When a node with a reference count of 1 is processed, it is 'popped' off the heap, and it won't be pushed back on; CBC will just solve its remaining 'child' subproblem. Hence, the net result of processing a node may be one fewer node on the heap (child is infeasible or worse than cutoff, and the reference count is 1), one more node on the heap (child is feasible and better than cutoff, and the reference count is 2), or the same number of nodes on the heap (the other two cases). All of this happens in CbcModel:DoOneNode().
A variable to be branched on is selected at the time a newly created node is pushed on to the heap. This also occurs in CbcModel:DoOneNode() -- it calls one of the 'choose branch' methods of CbcNode (at present by default this is CbcNode::chooseDynamicBranch). Branch variable selection is very important to overall performance, and can itself involve a fair amount of work, including strong branching.
=== Strong Branching ===
CBC must determine which variables are the 'highest priority' for branching (with complete solution of subproblems as described above). The user can specify branch variable priorities, and these are considered first, but if there are no user-specified priorities, or for all variables with the same priority, CBC will determine 'pseudocosts', values which are used for priority-setting. Strong branching is a powerful method for determining these pseudocosts. In strong branching, CBC chooses a number of integer variables and begins branching on each one, but performs a limited number of LP iterations (say 10), to see how much the objective is worsened (degraded) by the bounds imposed on each variable. At a minimum, pseudocosts are computed in strong branching, but this process may yield other information; for example, an LP may be found to be infeasible within the allowed number of iterations.
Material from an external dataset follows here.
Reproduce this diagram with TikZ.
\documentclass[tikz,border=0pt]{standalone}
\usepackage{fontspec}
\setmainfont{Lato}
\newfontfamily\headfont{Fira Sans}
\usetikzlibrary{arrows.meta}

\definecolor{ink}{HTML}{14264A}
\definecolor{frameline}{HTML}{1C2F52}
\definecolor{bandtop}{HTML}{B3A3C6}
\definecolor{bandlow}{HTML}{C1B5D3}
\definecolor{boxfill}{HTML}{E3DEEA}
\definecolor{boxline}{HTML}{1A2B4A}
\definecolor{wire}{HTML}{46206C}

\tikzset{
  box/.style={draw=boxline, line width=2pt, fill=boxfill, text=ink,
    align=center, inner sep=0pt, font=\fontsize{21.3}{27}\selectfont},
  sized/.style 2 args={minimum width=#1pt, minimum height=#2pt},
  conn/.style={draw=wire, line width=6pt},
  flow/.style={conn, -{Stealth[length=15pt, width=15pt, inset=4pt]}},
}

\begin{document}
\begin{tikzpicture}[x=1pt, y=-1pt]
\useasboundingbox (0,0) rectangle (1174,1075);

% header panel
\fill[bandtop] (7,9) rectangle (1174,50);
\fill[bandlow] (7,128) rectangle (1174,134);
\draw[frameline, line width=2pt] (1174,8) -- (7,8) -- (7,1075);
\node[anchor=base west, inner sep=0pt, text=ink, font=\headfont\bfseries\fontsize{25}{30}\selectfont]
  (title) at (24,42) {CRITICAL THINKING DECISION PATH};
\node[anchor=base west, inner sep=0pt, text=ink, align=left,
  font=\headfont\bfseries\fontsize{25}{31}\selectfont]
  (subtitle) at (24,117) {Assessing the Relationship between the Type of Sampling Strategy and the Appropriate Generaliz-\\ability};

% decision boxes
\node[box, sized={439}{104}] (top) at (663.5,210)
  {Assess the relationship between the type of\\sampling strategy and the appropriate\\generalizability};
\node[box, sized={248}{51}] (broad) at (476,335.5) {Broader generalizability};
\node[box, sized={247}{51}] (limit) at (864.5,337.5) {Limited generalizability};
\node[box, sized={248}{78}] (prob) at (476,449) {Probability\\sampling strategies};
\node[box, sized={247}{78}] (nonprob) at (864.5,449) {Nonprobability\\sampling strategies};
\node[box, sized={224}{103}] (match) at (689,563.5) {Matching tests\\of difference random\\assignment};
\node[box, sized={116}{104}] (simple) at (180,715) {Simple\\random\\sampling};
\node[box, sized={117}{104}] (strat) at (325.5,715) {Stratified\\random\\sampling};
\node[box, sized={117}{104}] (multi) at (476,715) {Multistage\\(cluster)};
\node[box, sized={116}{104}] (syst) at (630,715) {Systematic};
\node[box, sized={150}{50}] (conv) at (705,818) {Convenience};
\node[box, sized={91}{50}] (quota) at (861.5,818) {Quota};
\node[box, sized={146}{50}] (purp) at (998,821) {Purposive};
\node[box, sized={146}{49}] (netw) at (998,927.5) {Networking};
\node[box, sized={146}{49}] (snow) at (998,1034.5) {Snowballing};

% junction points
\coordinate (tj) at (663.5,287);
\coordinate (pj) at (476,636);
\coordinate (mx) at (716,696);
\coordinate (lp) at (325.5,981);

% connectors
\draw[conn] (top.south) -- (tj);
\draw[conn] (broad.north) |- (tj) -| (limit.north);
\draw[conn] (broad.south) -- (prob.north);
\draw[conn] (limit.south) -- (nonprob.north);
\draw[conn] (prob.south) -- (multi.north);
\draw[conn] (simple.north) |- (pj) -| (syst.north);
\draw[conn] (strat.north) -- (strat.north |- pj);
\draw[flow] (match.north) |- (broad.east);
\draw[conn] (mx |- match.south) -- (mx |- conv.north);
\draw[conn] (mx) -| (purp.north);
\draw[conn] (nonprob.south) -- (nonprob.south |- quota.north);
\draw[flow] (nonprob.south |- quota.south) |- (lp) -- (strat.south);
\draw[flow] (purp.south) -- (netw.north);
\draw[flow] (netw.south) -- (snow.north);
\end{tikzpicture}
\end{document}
Strong branching is performed by calling solver->setIntParam(OsiMaxNumIterationHotStart, N) and solver->SolveFromHotStart() within the 'choose branch' methods of CbcNode (again CbcNode::chooseDynamicBranch() is at present the primary method).
=== Cut Generation ===
Cut generation is another key element of LP/MIP performance. In CBC, cuts are added in the method solveWithCuts(), which iteratively solves, looks for cuts that can be generated, and re-solves. This iterative process stops when one of several criteria are satisfied: The maximum number of passes is reached, at the root or deeper in the tree (separate options); a maximum number of cuts have been generated; an added cut doesn't change the objective when re-solved, or the re-solve executes no LP iterations.
CBC uses the specific cutting plane algorithms available in CGL, the Cut Generation Library. An instance of class CbcCutGenerator is created and bound to a CglCutGenerator and to a CbcModel; it contains parameters that control when and how the generateCuts method of the CglCutGenerator will be called. See further comments in the header file CbcCutGenerator.hpp.
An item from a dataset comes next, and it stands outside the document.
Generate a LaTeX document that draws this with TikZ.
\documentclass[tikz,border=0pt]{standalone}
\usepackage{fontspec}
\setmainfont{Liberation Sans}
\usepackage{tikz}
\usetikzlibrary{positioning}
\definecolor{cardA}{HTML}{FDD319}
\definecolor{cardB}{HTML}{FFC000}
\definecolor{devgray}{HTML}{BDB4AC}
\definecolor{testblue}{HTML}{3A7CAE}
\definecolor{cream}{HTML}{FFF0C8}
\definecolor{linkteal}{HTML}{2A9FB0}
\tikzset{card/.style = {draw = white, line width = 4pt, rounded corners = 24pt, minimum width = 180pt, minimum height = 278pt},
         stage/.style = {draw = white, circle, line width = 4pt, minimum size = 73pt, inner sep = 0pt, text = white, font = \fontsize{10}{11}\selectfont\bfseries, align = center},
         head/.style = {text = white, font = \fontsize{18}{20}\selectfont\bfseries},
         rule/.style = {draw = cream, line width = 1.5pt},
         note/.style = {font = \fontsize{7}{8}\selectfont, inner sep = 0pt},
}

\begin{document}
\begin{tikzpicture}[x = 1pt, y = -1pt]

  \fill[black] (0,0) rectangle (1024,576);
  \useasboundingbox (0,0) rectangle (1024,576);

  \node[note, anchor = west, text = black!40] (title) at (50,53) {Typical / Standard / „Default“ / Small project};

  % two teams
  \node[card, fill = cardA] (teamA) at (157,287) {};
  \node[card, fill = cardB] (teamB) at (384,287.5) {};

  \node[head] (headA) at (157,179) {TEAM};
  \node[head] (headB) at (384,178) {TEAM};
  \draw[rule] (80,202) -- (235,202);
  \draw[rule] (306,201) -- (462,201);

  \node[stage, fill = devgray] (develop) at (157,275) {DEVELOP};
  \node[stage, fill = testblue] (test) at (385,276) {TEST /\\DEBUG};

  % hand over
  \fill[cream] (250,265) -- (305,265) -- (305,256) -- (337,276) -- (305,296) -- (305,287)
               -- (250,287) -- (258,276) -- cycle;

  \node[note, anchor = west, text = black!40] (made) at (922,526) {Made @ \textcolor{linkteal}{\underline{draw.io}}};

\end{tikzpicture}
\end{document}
The CGL cut classes in the CBC build include CglFlowCover, CglGomory, CglKnapsackCover, CglLandP (Lift and Project), CglMixedIntegerRounding, CglMixedIntegerRounding2, CglOddHole, CglPreProcess, CglProbing, CglResidualCapacity, and CglTwoMir (two-stage Mixed Integer Rounding).
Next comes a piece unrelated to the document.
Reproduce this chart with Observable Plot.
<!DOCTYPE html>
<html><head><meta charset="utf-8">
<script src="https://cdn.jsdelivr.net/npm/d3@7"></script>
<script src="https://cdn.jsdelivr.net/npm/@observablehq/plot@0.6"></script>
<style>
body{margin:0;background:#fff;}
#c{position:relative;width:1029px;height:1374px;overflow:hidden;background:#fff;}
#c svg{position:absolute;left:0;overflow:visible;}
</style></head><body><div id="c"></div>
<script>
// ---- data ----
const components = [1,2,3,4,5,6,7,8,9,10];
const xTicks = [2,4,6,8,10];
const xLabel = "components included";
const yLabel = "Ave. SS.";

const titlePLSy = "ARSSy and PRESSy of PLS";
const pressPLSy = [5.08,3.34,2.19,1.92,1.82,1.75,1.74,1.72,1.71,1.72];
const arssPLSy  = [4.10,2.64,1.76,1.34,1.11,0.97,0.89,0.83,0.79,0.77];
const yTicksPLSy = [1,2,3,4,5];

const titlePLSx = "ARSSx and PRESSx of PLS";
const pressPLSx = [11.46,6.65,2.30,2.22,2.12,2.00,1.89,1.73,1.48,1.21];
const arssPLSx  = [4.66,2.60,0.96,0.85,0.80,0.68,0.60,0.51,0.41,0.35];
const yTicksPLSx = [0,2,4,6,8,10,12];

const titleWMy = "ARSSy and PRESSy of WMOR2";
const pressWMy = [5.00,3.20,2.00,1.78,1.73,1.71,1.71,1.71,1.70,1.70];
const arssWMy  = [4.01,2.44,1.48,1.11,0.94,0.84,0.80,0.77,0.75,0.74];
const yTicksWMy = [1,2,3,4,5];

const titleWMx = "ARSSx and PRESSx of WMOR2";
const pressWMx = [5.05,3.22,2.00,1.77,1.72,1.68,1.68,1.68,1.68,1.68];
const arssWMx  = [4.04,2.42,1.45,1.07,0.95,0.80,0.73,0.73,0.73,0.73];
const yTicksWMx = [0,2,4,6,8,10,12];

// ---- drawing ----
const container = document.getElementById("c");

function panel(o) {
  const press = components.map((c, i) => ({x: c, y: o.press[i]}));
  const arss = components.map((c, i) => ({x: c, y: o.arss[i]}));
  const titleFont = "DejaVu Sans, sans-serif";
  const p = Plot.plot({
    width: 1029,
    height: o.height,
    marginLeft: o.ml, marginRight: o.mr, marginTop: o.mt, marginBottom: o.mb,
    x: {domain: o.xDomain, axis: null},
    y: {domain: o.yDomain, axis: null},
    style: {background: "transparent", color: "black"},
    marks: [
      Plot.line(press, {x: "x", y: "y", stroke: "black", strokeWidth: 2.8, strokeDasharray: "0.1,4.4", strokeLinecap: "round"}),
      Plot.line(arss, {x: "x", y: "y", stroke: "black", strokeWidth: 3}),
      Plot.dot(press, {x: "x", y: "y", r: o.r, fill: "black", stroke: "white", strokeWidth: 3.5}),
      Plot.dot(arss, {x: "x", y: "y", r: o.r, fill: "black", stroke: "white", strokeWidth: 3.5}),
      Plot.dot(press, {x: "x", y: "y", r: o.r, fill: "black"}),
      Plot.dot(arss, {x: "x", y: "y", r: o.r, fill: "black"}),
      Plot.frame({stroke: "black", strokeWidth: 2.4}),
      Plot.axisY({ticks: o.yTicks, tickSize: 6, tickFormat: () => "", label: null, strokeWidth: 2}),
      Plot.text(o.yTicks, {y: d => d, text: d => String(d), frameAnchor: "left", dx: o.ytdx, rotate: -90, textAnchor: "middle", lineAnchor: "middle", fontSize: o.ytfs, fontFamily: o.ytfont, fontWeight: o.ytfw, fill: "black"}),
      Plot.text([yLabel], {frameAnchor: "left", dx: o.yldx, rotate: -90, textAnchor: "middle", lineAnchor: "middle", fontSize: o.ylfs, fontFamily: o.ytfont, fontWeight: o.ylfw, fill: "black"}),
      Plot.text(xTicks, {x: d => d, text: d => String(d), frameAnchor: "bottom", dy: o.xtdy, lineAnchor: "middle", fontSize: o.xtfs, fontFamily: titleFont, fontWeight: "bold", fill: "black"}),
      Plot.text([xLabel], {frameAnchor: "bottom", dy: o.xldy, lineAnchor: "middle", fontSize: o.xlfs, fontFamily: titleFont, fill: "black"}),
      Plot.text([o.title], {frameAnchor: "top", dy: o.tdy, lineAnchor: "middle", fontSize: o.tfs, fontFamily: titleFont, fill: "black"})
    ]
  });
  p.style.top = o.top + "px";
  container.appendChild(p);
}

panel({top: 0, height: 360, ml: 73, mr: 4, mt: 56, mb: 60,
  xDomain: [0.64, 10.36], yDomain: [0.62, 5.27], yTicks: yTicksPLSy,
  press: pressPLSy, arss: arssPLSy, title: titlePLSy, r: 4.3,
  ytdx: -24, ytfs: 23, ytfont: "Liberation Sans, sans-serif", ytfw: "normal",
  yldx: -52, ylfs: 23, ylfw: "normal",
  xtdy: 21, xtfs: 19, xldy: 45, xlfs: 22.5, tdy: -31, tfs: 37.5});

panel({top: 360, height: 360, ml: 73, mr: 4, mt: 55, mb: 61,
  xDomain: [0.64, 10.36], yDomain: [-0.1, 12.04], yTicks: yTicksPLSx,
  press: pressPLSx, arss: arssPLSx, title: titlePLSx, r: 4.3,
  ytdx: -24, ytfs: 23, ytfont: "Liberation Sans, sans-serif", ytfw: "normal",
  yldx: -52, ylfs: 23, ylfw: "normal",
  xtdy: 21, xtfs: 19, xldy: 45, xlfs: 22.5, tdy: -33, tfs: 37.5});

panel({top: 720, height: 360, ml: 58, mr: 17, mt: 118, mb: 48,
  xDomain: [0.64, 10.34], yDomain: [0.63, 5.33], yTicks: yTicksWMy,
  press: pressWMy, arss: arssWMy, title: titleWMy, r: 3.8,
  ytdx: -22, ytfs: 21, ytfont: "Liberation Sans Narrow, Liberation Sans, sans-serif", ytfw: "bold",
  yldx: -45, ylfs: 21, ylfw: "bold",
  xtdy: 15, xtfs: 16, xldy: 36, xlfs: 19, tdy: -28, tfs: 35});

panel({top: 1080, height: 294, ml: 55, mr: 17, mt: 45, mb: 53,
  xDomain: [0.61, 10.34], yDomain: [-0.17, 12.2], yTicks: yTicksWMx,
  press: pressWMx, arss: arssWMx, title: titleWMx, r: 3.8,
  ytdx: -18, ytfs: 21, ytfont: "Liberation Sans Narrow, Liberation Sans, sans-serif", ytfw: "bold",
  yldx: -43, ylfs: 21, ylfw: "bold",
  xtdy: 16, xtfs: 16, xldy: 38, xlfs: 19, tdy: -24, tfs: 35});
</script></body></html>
Classes CbcCutModifier and CbcCutSubsetModifier provide a framework for users to modify (e.g. strengthen, weaken, remove) cuts, but these classes are not used in the CBC code at present.
=== Heuristics ===
Heuristics can either find, or (by fixing variables etc.) help find integer solutions early. CBC has a class for each heuristic, derived from the base class CbcHeuristic which is defined in CbcHeuristic.hpp. The base class defines some common options/controls that determine how often the heuristic should be run. It also defines the methods solution() - called to execute the heuristic, shouldHeurRun() - a lightweight test to determine whether the heuristic is worth running at this node, and smallBranchAndBound() which is discussed below.
Three special heuristic classes are defined in CbcHeuristic.hpp: CbcRounding, CbcHeuristicPartial and CbcSerendipity. Others are defined in their own .hpp and .cpp files: CBCHeuristicDive, CBCHeuristicDiveCoefficient, CBCHeuristicDiveFractional, CBCHeuristicDiveGuided, CBCHeuristicDiveLineSearch, CBCHeuristicDivePseudoCost, CBCHeuristicDiveVectorLength, CBCHeuristicFPump (the Feasibility Pump), CBCHeuristicGreedy, CBCHeuristicLocal, CBCHeuristicPivotAndFix, CBCHeuristicRandRound, and four heuristics originally in CBCHeuristicRINS.cpp (Relaxation Induced Neighborhood Search): CBCHeuristicRINS, CBCHeuristicRENS, CBCHeuristicDINS and CBCHeuristicVND.
Heuristics that successfully fix several variables, thereby creating a smaller problem, will call the CbcHeuristic method smallBranchAndBound(), which does a "small/inner" Branch and Bound search starting from the heuristic result, seeking a new integer solution. Again there must be enough fixing to make the problem materially smaller; the test is new(rows+columns)/old(rows+columns) < fractionSmall_, adjusted by a multiplier for large problems. This "inner" Branch and Bound explores at most numberNodes_ (default 200).
In addition, the main Branch and Bound may reach a point where it has fixed a sufficient number of variables, without necessarily using heuristics, so that a "small/inner" Branch and Bound search may be justified. This occurs in CBCModel.cpp, for both the root node and subtree nodes, where the code creates an instance of the special heuristic class CbcSerendipity and calls its smallBranchAndBound() method.